> _The request_: Write out every line of the material as it stands, apart from the pictures.
=== Recorded data ===
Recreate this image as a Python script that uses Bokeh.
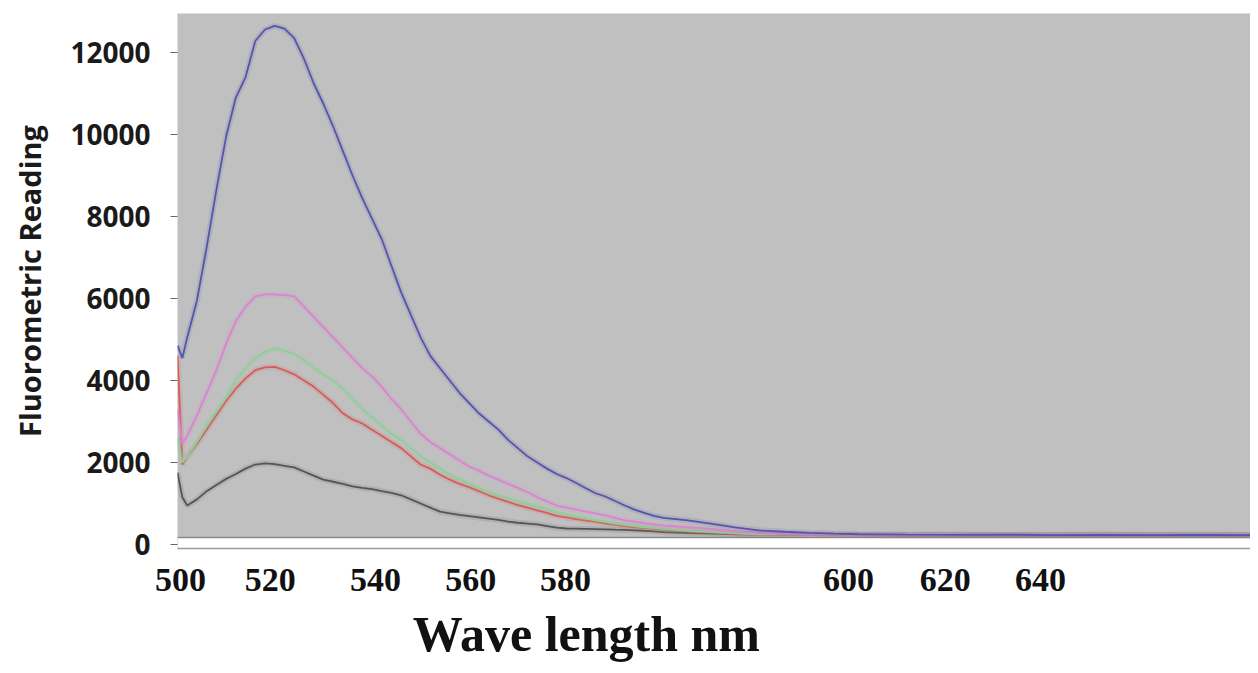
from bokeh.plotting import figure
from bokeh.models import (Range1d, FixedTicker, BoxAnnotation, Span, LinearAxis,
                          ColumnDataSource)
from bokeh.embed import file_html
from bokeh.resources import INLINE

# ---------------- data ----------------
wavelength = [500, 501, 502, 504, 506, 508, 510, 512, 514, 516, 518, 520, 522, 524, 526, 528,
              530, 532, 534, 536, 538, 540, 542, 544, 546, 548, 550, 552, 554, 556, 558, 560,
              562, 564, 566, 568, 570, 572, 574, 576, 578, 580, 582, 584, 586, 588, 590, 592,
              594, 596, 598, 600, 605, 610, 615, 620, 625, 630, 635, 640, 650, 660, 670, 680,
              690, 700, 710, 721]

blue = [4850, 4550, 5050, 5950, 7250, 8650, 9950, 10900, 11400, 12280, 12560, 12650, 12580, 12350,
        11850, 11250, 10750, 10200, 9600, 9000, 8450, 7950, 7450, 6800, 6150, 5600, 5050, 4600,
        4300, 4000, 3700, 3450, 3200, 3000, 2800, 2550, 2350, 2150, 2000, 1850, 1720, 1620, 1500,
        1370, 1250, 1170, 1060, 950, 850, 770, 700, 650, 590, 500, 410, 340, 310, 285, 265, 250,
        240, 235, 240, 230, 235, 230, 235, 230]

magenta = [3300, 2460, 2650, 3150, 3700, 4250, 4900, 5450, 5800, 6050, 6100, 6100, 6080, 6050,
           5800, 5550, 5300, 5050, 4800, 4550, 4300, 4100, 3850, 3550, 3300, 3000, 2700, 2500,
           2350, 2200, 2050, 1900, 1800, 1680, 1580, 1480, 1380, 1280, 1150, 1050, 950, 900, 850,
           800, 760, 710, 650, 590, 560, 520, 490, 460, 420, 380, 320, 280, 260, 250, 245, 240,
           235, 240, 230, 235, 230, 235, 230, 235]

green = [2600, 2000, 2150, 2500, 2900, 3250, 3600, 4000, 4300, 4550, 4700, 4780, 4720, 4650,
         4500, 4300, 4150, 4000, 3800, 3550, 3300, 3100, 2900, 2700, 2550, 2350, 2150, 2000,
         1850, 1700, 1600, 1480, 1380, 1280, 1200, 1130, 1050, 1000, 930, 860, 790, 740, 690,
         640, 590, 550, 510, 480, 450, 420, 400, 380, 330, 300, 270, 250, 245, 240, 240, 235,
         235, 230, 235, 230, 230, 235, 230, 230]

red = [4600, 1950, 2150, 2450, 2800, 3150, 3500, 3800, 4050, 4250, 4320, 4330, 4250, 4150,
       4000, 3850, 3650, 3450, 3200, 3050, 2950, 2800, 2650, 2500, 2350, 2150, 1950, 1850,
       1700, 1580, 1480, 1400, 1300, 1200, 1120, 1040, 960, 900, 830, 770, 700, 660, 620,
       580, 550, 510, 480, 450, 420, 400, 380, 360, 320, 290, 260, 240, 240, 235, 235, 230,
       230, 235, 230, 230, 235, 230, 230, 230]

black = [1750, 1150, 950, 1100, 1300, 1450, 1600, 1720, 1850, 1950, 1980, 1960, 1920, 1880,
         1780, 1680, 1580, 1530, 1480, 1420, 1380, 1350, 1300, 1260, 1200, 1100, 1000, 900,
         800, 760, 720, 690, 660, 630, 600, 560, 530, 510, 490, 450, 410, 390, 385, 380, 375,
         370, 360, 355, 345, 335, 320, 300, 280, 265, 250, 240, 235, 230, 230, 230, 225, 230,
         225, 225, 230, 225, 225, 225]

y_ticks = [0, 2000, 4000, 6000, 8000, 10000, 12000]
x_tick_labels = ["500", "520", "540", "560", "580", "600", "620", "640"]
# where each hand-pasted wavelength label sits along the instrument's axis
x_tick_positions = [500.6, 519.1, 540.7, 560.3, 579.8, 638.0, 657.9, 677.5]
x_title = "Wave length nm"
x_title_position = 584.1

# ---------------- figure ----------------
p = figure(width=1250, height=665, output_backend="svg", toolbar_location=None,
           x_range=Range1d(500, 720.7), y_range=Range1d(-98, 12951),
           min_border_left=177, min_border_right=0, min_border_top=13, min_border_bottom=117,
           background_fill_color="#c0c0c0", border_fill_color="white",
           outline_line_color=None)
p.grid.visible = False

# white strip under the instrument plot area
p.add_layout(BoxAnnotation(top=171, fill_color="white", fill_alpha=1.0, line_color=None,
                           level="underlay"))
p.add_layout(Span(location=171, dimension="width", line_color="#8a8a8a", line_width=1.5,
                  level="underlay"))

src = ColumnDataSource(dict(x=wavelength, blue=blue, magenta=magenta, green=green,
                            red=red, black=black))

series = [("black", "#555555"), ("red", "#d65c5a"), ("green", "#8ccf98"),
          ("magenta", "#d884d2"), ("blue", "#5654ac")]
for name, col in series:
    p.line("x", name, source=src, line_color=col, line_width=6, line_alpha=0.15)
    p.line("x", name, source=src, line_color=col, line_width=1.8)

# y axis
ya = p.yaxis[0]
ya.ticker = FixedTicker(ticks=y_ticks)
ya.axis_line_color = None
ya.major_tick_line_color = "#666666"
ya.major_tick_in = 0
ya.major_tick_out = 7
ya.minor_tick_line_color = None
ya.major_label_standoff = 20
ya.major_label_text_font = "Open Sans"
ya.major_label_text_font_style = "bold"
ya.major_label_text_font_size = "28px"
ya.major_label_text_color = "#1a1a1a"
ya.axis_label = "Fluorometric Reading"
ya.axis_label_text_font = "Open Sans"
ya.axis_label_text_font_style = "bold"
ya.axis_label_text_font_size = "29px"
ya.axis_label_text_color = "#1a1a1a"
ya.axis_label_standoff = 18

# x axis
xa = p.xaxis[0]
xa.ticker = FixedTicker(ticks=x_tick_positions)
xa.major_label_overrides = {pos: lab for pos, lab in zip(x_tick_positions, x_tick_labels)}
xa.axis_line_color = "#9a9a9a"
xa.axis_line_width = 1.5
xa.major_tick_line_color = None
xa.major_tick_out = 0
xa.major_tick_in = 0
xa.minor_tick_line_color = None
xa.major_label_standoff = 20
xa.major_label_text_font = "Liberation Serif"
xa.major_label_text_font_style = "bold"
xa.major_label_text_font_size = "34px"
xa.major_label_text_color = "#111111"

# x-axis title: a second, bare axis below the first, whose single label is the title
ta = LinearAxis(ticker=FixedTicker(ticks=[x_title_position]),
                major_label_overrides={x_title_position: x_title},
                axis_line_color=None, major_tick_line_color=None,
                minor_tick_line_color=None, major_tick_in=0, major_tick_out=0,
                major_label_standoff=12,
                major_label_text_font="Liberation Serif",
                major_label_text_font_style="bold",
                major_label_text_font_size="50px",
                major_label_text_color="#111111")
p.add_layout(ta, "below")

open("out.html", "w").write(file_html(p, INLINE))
===
> _Solution for this exercise_:
Recreate this image as a Python script that uses Bokeh.
from bokeh.plotting import figure
from bokeh.models import (Range1d, FixedTicker, BoxAnnotation, Span, LinearAxis,
                          ColumnDataSource)
from bokeh.embed import file_html
from bokeh.resources import INLINE

# ---------------- data ----------------
wavelength = [500, 501, 502, 504, 506, 508, 510, 512, 514, 516, 518, 520, 522, 524, 526, 528,
              530, 532, 534, 536, 538, 540, 542, 544, 546, 548, 550, 552, 554, 556, 558, 560,
              562, 564, 566, 568, 570, 572, 574, 576, 578, 580, 582, 584, 586, 588, 590, 592,
              594, 596, 598, 600, 605, 610, 615, 620, 625, 630, 635, 640, 650, 660, 670, 680,
              690, 700, 710, 721]

blue = [4850, 4550, 5050, 5950, 7250, 8650, 9950, 10900, 11400, 12280, 12560, 12650, 12580, 12350,
        11850, 11250, 10750, 10200, 9600, 9000, 8450, 7950, 7450, 6800, 6150, 5600, 5050, 4600,
        4300, 4000, 3700, 3450, 3200, 3000, 2800, 2550, 2350, 2150, 2000, 1850, 1720, 1620, 1500,
        1370, 1250, 1170, 1060, 950, 850, 770, 700, 650, 590, 500, 410, 340, 310, 285, 265, 250,
        240, 235, 240, 230, 235, 230, 235, 230]

magenta = [3300, 2460, 2650, 3150, 3700, 4250, 4900, 5450, 5800, 6050, 6100, 6100, 6080, 6050,
           5800, 5550, 5300, 5050, 4800, 4550, 4300, 4100, 3850, 3550, 3300, 3000, 2700, 2500,
           2350, 2200, 2050, 1900, 1800, 1680, 1580, 1480, 1380, 1280, 1150, 1050, 950, 900, 850,
           800, 760, 710, 650, 590, 560, 520, 490, 460, 420, 380, 320, 280, 260, 250, 245, 240,
           235, 240, 230, 235, 230, 235, 230, 235]

green = [2600, 2000, 2150, 2500, 2900, 3250, 3600, 4000, 4300, 4550, 4700, 4780, 4720, 4650,
         4500, 4300, 4150, 4000, 3800, 3550, 3300, 3100, 2900, 2700, 2550, 2350, 2150, 2000,
         1850, 1700, 1600, 1480, 1380, 1280, 1200, 1130, 1050, 1000, 930, 860, 790, 740, 690,
         640, 590, 550, 510, 480, 450, 420, 400, 380, 330, 300, 270, 250, 245, 240, 240, 235,
         235, 230, 235, 230, 230, 235, 230, 230]

red = [4600, 1950, 2150, 2450, 2800, 3150, 3500, 3800, 4050, 4250, 4320, 4330, 4250, 4150,
       4000, 3850, 3650, 3450, 3200, 3050, 2950, 2800, 2650, 2500, 2350, 2150, 1950, 1850,
       1700, 1580, 1480, 1400, 1300, 1200, 1120, 1040, 960, 900, 830, 770, 700, 660, 620,
       580, 550, 510, 480, 450, 420, 400, 380, 360, 320, 290, 260, 240, 240, 235, 235, 230,
       230, 235, 230, 230, 235, 230, 230, 230]

black = [1750, 1150, 950, 1100, 1300, 1450, 1600, 1720, 1850, 1950, 1980, 1960, 1920, 1880,
         1780, 1680, 1580, 1530, 1480, 1420, 1380, 1350, 1300, 1260, 1200, 1100, 1000, 900,
         800, 760, 720, 690, 660, 630, 600, 560, 530, 510, 490, 450, 410, 390, 385, 380, 375,
         370, 360, 355, 345, 335, 320, 300, 280, 265, 250, 240, 235, 230, 230, 230, 225, 230,
         225, 225, 230, 225, 225, 225]

y_ticks = [0, 2000, 4000, 6000, 8000, 10000, 12000]
x_tick_labels = ["500", "520", "540", "560", "580", "600", "620", "640"]
# where each hand-pasted wavelength label sits along the instrument's axis
x_tick_positions = [500.6, 519.1, 540.7, 560.3, 579.8, 638.0, 657.9, 677.5]
x_title = "Wave length nm"
x_title_position = 584.1

# ---------------- figure ----------------
p = figure(width=1250, height=665, output_backend="svg", toolbar_location=None,
           x_range=Range1d(500, 720.7), y_range=Range1d(-98, 12951),
           min_border_left=177, min_border_right=0, min_border_top=13, min_border_bottom=117,
           background_fill_color="#c0c0c0", border_fill_color="white",
           outline_line_color=None)
p.grid.visible = False

# white strip under the instrument plot area
p.add_layout(BoxAnnotation(top=171, fill_color="white", fill_alpha=1.0, line_color=None,
                           level="underlay"))
p.add_layout(Span(location=171, dimension="width", line_color="#8a8a8a", line_width=1.5,
                  level="underlay"))

src = ColumnDataSource(dict(x=wavelength, blue=blue, magenta=magenta, green=green,
                            red=red, black=black))

series = [("black", "#555555"), ("red", "#d65c5a"), ("green", "#8ccf98"),
          ("magenta", "#d884d2"), ("blue", "#5654ac")]
for name, col in series:
    p.line("x", name, source=src, line_color=col, line_width=6, line_alpha=0.15)
    p.line("x", name, source=src, line_color=col, line_width=1.8)

# y axis
ya = p.yaxis[0]
ya.ticker = FixedTicker(ticks=y_ticks)
ya.axis_line_color = None
ya.major_tick_line_color = "#666666"
ya.major_tick_in = 0
ya.major_tick_out = 7
ya.minor_tick_line_color = None
ya.major_label_standoff = 20
ya.major_label_text_font = "Open Sans"
ya.major_label_text_font_style = "bold"
ya.major_label_text_font_size = "28px"
ya.major_label_text_color = "#1a1a1a"
ya.axis_label = "Fluorometric Reading"
ya.axis_label_text_font = "Open Sans"
ya.axis_label_text_font_style = "bold"
ya.axis_label_text_font_size = "29px"
ya.axis_label_text_color = "#1a1a1a"
ya.axis_label_standoff = 18

# x axis
xa = p.xaxis[0]
xa.ticker = FixedTicker(ticks=x_tick_positions)
xa.major_label_overrides = {pos: lab for pos, lab in zip(x_tick_positions, x_tick_labels)}
xa.axis_line_color = "#9a9a9a"
xa.axis_line_width = 1.5
xa.major_tick_line_color = None
xa.major_tick_out = 0
xa.major_tick_in = 0
xa.minor_tick_line_color = None
xa.major_label_standoff = 20
xa.major_label_text_font = "Liberation Serif"
xa.major_label_text_font_style = "bold"
xa.major_label_text_font_size = "34px"
xa.major_label_text_color = "#111111"

# x-axis title: a second, bare axis below the first, whose single label is the title
ta = LinearAxis(ticker=FixedTicker(ticks=[x_title_position]),
                major_label_overrides={x_title_position: x_title},
                axis_line_color=None, major_tick_line_color=None,
                minor_tick_line_color=None, major_tick_in=0, major_tick_out=0,
                major_label_standoff=12,
                major_label_text_font="Liberation Serif",
                major_label_text_font_style="bold",
                major_label_text_font_size="50px",
                major_label_text_color="#111111")
p.add_layout(ta, "below")

open("out.html", "w").write(file_html(p, INLINE))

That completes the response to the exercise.